Budget USD 7,500 to USD 10,000 per person for a seven-night guided package at Alphonse Island Lodge, inclusive of accommodation, full board, guiding, and skiff access. Liveaboard trips to Cosmoledo or Astove typically run USD 6,000 to USD 8,500 for seven nights, but add charter flight costs from Mahé — approximately USD 600 to USD 900 per person return depending on operator and season. Neither figure includes international flights to Mahé, which from Europe or North America add USD 1,200 to USD 2,500 depending on routing. Flies, tippet, and personal tackle are additional. Specialist booking operators like Yellow Dog Fly Fishing and Tailwaters Fly Fishing can sometimes access early-booking rates or package inclusions not available through direct lodge booking, and their knowledge of which weeks fish best is worth the conversation. This is not a destination where cost-cutting on the guiding or accommodation side pays off — the logistical investment only makes sense if the fishing infrastructure around it is right.

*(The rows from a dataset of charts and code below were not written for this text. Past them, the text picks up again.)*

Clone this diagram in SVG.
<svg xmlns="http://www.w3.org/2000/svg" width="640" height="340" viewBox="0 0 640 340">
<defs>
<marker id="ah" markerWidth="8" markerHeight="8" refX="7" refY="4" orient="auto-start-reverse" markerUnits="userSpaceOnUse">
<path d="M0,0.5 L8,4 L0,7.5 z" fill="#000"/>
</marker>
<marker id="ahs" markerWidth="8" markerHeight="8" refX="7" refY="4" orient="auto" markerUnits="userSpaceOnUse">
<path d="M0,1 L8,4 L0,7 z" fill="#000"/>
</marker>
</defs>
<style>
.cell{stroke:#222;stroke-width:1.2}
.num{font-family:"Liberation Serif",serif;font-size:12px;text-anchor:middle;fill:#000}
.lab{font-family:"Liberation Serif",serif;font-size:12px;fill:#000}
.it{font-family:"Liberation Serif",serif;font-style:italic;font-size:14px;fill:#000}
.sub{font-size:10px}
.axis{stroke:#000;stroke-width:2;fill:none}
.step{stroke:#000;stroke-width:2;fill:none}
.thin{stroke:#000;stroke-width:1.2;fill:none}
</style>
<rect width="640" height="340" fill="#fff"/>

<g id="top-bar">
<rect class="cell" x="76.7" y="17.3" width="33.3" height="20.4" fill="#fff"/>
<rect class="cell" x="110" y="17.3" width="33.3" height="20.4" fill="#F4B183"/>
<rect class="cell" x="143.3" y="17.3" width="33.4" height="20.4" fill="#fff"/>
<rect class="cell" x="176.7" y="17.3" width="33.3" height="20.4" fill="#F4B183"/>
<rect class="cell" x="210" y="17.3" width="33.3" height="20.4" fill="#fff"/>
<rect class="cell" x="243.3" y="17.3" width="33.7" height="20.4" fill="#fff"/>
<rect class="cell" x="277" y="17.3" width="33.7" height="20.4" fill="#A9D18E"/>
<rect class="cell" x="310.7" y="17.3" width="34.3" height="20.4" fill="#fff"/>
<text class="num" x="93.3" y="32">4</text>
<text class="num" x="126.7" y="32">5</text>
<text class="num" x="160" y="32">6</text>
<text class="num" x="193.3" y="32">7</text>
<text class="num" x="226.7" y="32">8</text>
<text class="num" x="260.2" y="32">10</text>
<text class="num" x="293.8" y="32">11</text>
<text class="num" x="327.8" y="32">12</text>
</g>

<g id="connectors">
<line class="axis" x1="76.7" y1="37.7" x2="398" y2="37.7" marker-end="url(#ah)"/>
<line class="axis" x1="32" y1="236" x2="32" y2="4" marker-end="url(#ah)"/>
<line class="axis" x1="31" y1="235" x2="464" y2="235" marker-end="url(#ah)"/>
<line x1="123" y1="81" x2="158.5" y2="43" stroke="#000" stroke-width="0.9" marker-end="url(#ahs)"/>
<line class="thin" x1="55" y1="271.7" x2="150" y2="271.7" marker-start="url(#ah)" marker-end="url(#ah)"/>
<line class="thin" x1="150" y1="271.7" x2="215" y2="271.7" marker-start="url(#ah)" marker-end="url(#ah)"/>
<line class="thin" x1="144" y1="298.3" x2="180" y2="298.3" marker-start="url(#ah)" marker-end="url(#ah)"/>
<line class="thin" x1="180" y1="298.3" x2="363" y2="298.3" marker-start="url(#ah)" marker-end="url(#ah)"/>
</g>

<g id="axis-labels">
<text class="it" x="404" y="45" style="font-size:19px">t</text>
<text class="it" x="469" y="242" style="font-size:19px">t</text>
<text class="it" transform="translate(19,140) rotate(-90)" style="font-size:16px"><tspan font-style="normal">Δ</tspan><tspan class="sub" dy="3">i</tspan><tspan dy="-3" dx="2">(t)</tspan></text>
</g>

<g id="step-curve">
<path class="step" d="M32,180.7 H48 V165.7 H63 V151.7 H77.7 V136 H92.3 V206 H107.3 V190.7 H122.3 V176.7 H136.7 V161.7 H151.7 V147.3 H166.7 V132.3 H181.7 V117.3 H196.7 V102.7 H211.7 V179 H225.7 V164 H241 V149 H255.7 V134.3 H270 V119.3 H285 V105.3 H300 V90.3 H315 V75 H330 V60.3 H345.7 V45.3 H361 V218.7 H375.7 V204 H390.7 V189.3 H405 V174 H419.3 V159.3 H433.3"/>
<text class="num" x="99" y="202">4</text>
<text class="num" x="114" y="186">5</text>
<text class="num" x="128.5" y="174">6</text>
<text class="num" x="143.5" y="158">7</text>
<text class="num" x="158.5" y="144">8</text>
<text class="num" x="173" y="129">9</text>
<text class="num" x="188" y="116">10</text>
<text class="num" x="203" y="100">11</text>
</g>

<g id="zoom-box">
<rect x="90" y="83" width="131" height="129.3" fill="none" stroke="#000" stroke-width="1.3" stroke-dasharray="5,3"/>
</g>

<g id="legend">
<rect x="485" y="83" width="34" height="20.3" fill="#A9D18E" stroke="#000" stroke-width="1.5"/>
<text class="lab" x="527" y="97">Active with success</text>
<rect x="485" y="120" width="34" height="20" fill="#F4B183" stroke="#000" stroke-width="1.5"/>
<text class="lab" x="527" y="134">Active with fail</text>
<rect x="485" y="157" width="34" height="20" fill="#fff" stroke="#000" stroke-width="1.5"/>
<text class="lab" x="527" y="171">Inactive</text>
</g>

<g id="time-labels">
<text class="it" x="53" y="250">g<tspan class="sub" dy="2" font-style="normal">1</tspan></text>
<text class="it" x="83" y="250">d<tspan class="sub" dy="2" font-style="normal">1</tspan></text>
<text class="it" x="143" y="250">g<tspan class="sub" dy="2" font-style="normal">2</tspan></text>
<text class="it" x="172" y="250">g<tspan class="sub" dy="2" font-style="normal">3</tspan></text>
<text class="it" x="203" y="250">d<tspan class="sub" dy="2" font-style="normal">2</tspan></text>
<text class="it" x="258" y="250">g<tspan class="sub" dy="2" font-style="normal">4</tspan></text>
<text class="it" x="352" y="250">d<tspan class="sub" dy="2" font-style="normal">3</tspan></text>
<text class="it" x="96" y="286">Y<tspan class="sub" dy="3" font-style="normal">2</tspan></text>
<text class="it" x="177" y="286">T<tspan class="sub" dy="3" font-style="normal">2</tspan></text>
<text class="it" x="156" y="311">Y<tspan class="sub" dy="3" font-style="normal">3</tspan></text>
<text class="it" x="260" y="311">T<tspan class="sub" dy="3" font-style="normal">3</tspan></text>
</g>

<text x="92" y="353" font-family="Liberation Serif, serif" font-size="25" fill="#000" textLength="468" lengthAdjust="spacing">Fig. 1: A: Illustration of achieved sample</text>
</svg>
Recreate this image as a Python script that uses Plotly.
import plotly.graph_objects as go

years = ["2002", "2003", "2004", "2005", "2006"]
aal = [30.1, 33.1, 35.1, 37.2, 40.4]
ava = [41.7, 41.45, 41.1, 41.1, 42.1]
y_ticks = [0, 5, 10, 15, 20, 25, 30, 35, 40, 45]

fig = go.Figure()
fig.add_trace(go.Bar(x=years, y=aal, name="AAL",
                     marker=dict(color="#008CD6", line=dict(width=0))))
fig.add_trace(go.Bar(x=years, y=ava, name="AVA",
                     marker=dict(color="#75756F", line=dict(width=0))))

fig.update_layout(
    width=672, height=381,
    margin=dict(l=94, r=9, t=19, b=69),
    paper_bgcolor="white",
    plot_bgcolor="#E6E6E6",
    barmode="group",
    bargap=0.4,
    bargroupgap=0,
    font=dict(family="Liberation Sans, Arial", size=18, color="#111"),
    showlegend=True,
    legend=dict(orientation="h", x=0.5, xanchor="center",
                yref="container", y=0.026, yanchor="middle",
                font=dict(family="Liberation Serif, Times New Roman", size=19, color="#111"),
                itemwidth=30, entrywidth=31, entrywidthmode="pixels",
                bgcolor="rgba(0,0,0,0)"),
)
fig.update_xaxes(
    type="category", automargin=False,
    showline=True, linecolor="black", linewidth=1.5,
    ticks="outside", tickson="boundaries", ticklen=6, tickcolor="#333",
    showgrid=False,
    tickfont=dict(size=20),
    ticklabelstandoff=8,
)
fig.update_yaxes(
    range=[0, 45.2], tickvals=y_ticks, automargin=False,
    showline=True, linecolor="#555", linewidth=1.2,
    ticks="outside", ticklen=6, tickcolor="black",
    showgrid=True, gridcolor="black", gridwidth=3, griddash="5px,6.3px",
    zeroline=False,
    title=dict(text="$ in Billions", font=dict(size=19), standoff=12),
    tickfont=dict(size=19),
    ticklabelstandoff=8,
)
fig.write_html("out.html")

Which islands offer the best flats fishing in Seychelles?

Alphonse Island and its neighbouring St. François flat are the most accessible and most consistently productive for bonefish and permit, with a well-developed guiding infrastructure operated by Blue Safari Fly Fishing. Cosmoledo atoll is the destination for serious GT anglers — lightly pressured, remote, and home to some of the largest giant trevally in the Indian Ocean. Astove, in the same atoll group as Cosmoledo, has a single lodge and a strong reputation for large GTs on the outer reef edge. Assumption Island sits adjacent to Cosmoledo and functions primarily as a transfer point, though it has fishable flats. Mahé and Praslin — the main tourist islands — are not relevant to flats fishing; they're granite, steep-sided, and surrounded by deep water. For a first Seychelles trip, Alphonse is the correct starting point. For experienced anglers returning for a second or third visit, Cosmoledo is where the fishing becomes genuinely exceptional.

What gear and fly patterns do you need for Seychelles flats?

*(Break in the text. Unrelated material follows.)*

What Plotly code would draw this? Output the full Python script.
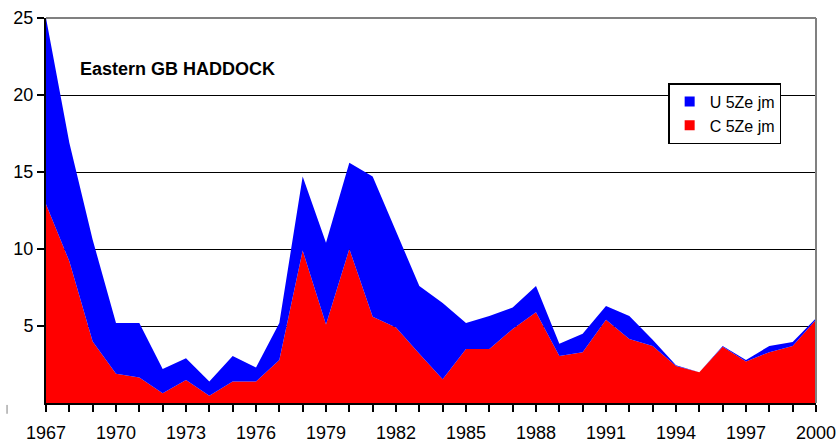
import plotly.graph_objects as go

years = list(range(1967, 2001))
c_5ze = [12.9, 9.2, 4.0, 1.9, 1.65, 0.63, 1.5, 0.47, 1.4, 1.4, 2.8, 9.9,
         5.1, 10.0, 5.6, 4.9, 3.2, 1.55, 3.5, 3.5, 4.8, 5.9, 3.05, 3.3,
         5.4, 4.15, 3.7, 2.4, 2.0, 3.65, 2.7, 3.3, 3.7, 5.4]
u_5ze = [12.1, 7.7, 6.6, 3.3, 3.55, 1.57, 1.4, 0.93, 1.65, 0.9, 2.4, 4.8,
         5.3, 5.6, 9.1, 6.2, 4.4, 4.95, 1.7, 2.15, 1.4, 1.7, 0.8, 1.2,
         0.9, 1.5, 0.4, 0.05, 0.0, 0.05, 0.1, 0.4, 0.26, 0.1]
x_tick_labels = [str(y) if (y - 1967) % 3 == 0 else "" for y in years]
y_ticks = [5, 10, 15, 20, 25]
title_text = "Eastern GB HADDOCK"
u_name = "U 5Ze jm"
c_name = "C 5Ze jm"

RED = "#FF0000"
BLUE = "#0000FF"
FONT = "Liberation Sans, Arial, sans-serif"

fig = go.Figure()
fig.add_trace(go.Scatter(x=years, y=c_5ze, mode="lines", stackgroup="one",
                         line=dict(width=0, color=RED), fillcolor=RED,
                         showlegend=False, hoverinfo="skip"))
fig.add_trace(go.Scatter(x=years, y=u_5ze, mode="lines", stackgroup="one",
                         line=dict(width=0, color=BLUE), fillcolor=BLUE,
                         showlegend=False, hoverinfo="skip"))
# legend entries
fig.add_trace(go.Scatter(x=[None], y=[None], mode="markers", name=u_name,
                         marker=dict(symbol="square", size=10, color=BLUE)))
fig.add_trace(go.Scatter(x=[None], y=[None], mode="markers", name=c_name,
                         marker=dict(symbol="square", size=10, color=RED)))

fig.update_layout(
    template="none",
    width=840, height=443,
    margin=dict(l=46, r=24, t=18, b=40, autoexpand=False),
    paper_bgcolor="white", plot_bgcolor="white",
    font=dict(family=FONT, size=18, color="black"),
    showlegend=True,
    legend=dict(x=0.808, y=0.831, xanchor="left", yanchor="top",
                bgcolor="white", bordercolor="black", borderwidth=1.5,
                font=dict(family=FONT, size=16, color="black"),
                itemwidth=30, tracegroupgap=0, traceorder="normal"),
    xaxis=dict(range=[1967, 2000], tickmode="array", tickvals=years,
               ticktext=x_tick_labels, tickangle=0, automargin=False,
               ticks="outside", ticklen=7, tickwidth=2, tickcolor="black",
               showgrid=False, zeroline=False,
               showline=True, linecolor="black", linewidth=2,
               tickfont=dict(family=FONT, size=18), ticklabelstandoff=5),
    yaxis=dict(range=[0, 25], tickmode="array", tickvals=y_ticks,
               automargin=False,
               ticks="outside", ticklen=7, tickwidth=2, tickcolor="black",
               showgrid=True, gridcolor="black", gridwidth=1,
               zeroline=False, showline=True, linecolor="black", linewidth=2,
               tickfont=dict(family=FONT, size=18)),
)

# grey top/right frame
fig.add_shape(type="line", xref="paper", yref="paper", x0=0, x1=1, y0=1, y1=1,
              line=dict(color="#808080", width=2))
fig.add_shape(type="line", xref="paper", yref="paper", x0=1, x1=1, y0=0, y1=1,
              line=dict(color="#808080", width=2))
# small stray mark at bottom left
fig.add_shape(type="line", xref="paper", yref="paper", x0=-0.0506, x1=-0.0506,
              y0=-0.005, y1=-0.028, line=dict(color="#808080", width=1))

fig.add_annotation(text="<b>" + title_text + "</b>", xref="paper", yref="paper",
                   x=0.0416, y=0.867, xanchor="left", yanchor="middle",
                   showarrow=False, font=dict(family=FONT, size=18, color="black"))

fig.write_html("out.html",
               config={"displayModeBar": False, "staticPlot": True},
               post_script="document.body.style.margin='0';document.body.style.padding='0';document.body.style.overflow='hidden';")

Bring a 9-weight for bonefish and permit, and a 12-weight for giant trevally — both, not one or the other. Reels need serious drag systems; this is not the place for budget hardware. Use intermediate or slow-sinking lines for GT work and floating lines for bones and permit. Leaders should be 14-foot fluorocarbon to 12-pound tippet for bonefish, 16-pound for permit, and 60-pound shock tippet is non-negotiable for GT given the coral structure they'll run for. Fly selection: Gotcha and Christmas Island Special in sizes 4 to 6 for bonefish; Merkin Crab and EP Crab in tan and olive, size 2, for permit; large Brush Flies and EP Minnows in white and chartreuse, sizes 2/0 to 4/0, for GT. Carry at least a dozen of each bonefish pattern — the coral claims flies regularly. Small crab patterns in size 4 cover triggerfish. Polarised glasses with a grey or copper lens are essential; the flat's light conditions demand them from the first cast of the morning.